75 Jahre nach Bombennacht in Gießen erinnerte Stadttheater mit Konzert in früherer Notkirche Pankratiuskapelle an Tod und Zerstörung
6. Dezember 1944: Bei einem Bombenangriff der Alliierten wurden weite Teile der Gießener Innenstadt in Schutt und Asche gelegt. Zerstört wurden auch die Gebäude rund um Kirchenplatz und Marktplatz. Von der Stadtkirche blieben nur Reste übrig. Als eine Art Notkapelle wurde in den ersten Nachkriegsjahren die Pankratiuskapelle errichtet, jener Ort, an dem nun am Freitagabend Musiker des Philharmonischen Orchesters, Sänger und Schauspieler des Stadttheaters Gießen ein Gedenkkonzert aufführten.
An jenen Abend vor 75 Jahren, an dem über 400 Menschen in Gießen ihr Leben verloren hatten, erinnerte auch eine Lesung von Schülern der Brüder-Grimm-Schule. Sie stellten beeindruckende Texte vor: Acht- bis zehnjährige Kinder schilderten darin, wie sie gerade noch einmal davongekommen waren, aber mit ansehen mussten, wie ringsum Eltern, Geschwister und Freunde starben. Eine Schülerin las ein selbst verfasstes Gedicht zum Thema „Frieden“ vor.

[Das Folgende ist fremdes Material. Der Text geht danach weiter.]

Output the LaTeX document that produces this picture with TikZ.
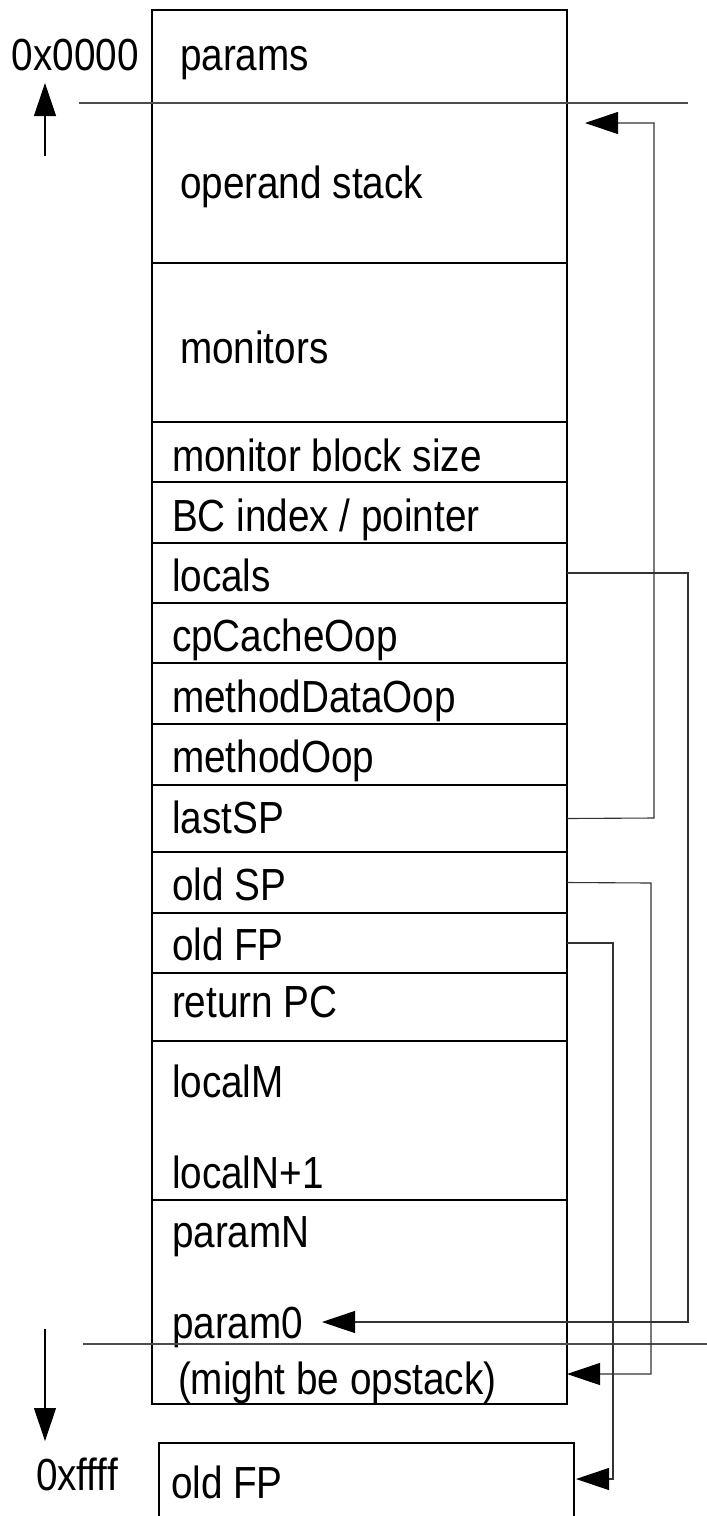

„Frieden“ war auch das alles umfassende Thema des folgenden zweistündigen Gedenkabends. Die Arie „Schlummert ein“ (BWV 82 Nr. 3) von Johann Sebastian Bach, vorgetragen von Grga Peros (Bariton) und Christoph Koerber (Orgel), erinnerte die Menschen an Zerstörung und Wiederaufbau, Verlust und Hoffnung. Eine weitere gefühlvoll intonierte Bach-Sonate sowie eine anspruchsvolle Serenade von Wolfgang Amadeus Mozart für Bläseroktett setzten die musikalischen Akzente des ersten Teils. Unvergesslich bleibt der Vortrag des Sopranisten Samuel Marino, der zusammen mit Evgeni Ganev eine Arie aus Händels Oper „Giulio Cesare“ vorstellte. Marino und Ganev gestalteten auch zum Abschluss „Ave Maria“. Das Lied ist weltweit bekannt, doch mit der hohen Stimme eines Mannes vorgetragen dennoch ganz ungewohnt.

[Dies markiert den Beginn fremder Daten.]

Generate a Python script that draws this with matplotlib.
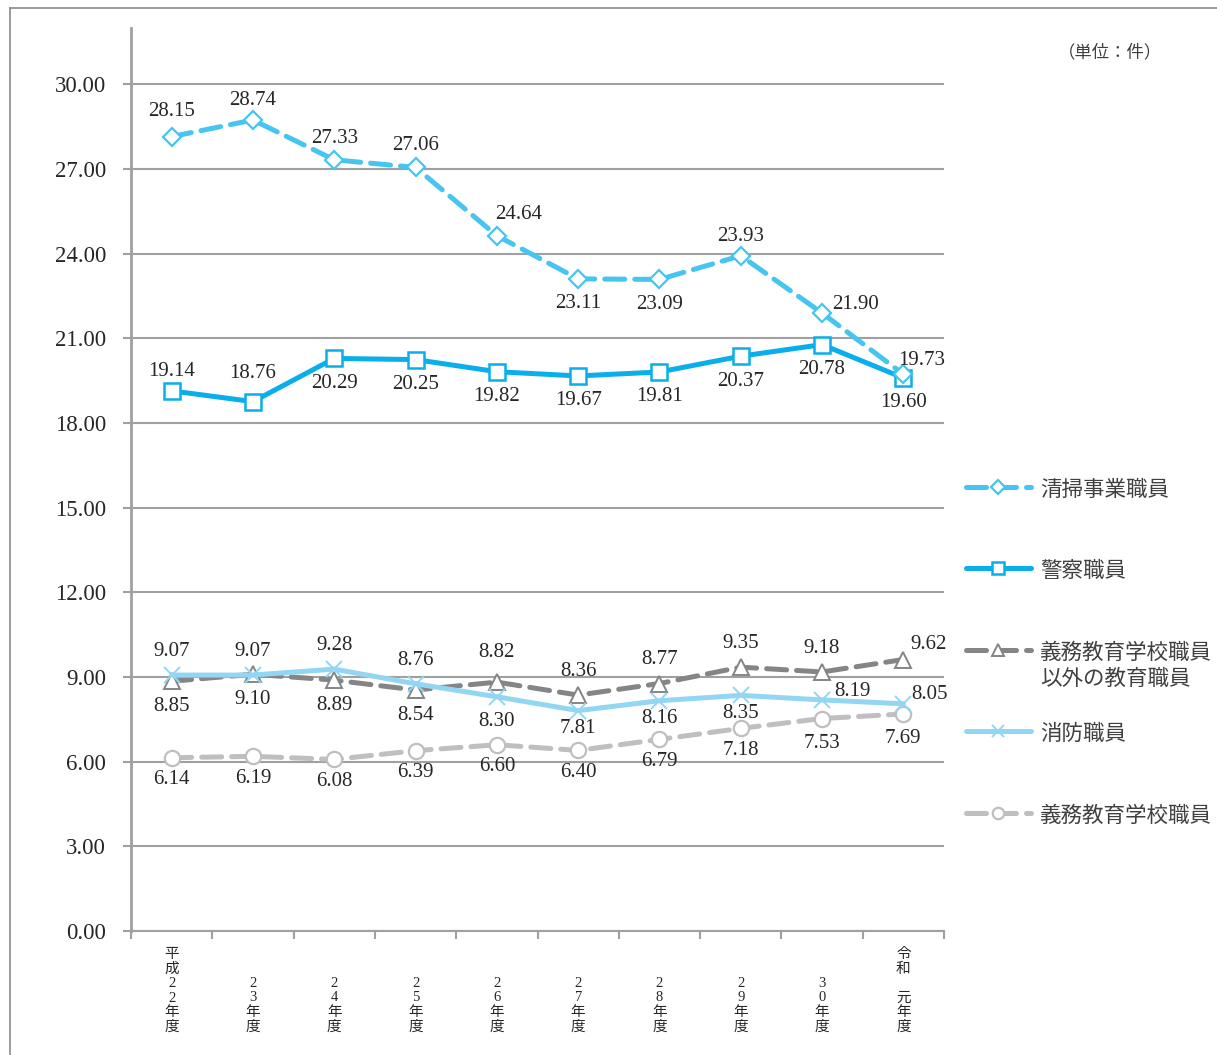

Ein Konzert der Besinnung auf Frieden und Toleranz – gestaltet von Menschen zahlreicher Nationalitäten und verschiedener Generationen mit Musik und Texten: Im zweiten Teil waren Kompositionen von Samuel Barber, Anton Bruckner, David Popper und John Williams zu hören. Mit der bewegenden Arie „Ich folge dir gleichfalls“ von Barock Altmeister Johann Sebastian Bach setzte Sopranistin Naora Intxausti ein kleines Glanzlicht. Auf hohem Niveau präsentierte sich der Chor des Stadttheaters mit einem zutiefst romantischen Stück von Anton Bruckner.
Text von Charlie Chaplin
Eine wunderbare Abrundung erfuhr die Gedenkfeier durch den Vortrag literarischer Texte: Tom Wild stellte einen Text von keinem Geringeren als Charlie Chaplin vor: „Als ich mich selbst zu lieben begann“. Gleich drei Autoren hatte Carolin Weber in ihre Rezitation aufgenommen: Hanns Dieter Hüsch, Rudolf Steiner und Wilhelm Busch: Allen gemeinsam war die Liebe zur Harmonie und die Ächtung des Krieges. „Man braucht den Frieden“ lautete das Motto, unter dem Anne-Elise Minetti Texte aus China, einen Text der Navajos und ein Gedicht von Pablo Neruda vorstellte.
Schließlich noch Roman Kurtz: Der Schauspieler hatte eine Reihe von „Friedenssplittern“ aus Liedern und Gedichten gesammelt. Eine Collage, die nachdenklich stimmte. Das Publikum war beeindruckt.
Als Mitglieder des Interreligiösen Rates in Gießen trugen Abderrahim En-Nosse, Klaus Weißgerber und Lawrence de Donges-Amiss-Amiss zum Abschluss des denkwürdigen Konzertes noch einige Gebete zum Frieden vor.
Das Gedenkkonzert bildet den Abschluss der kleinen Reihe von Sonderveranstaltungen unter dem Titel „Drei Tage, drei Ereignisse, eine Verantwortung“, mit denen das Stadttheater Gießen auf ganz unterschiedliche Weise an denkwürdige historische Ereignisse erinnert. Der Abschluss folgt am 6. Februar mit einer Mahnung an die Zukunft. Die Einnahmen der Veranstaltung kommen der Deutschen Gesellschaft für Demokratiepädagogik zugute.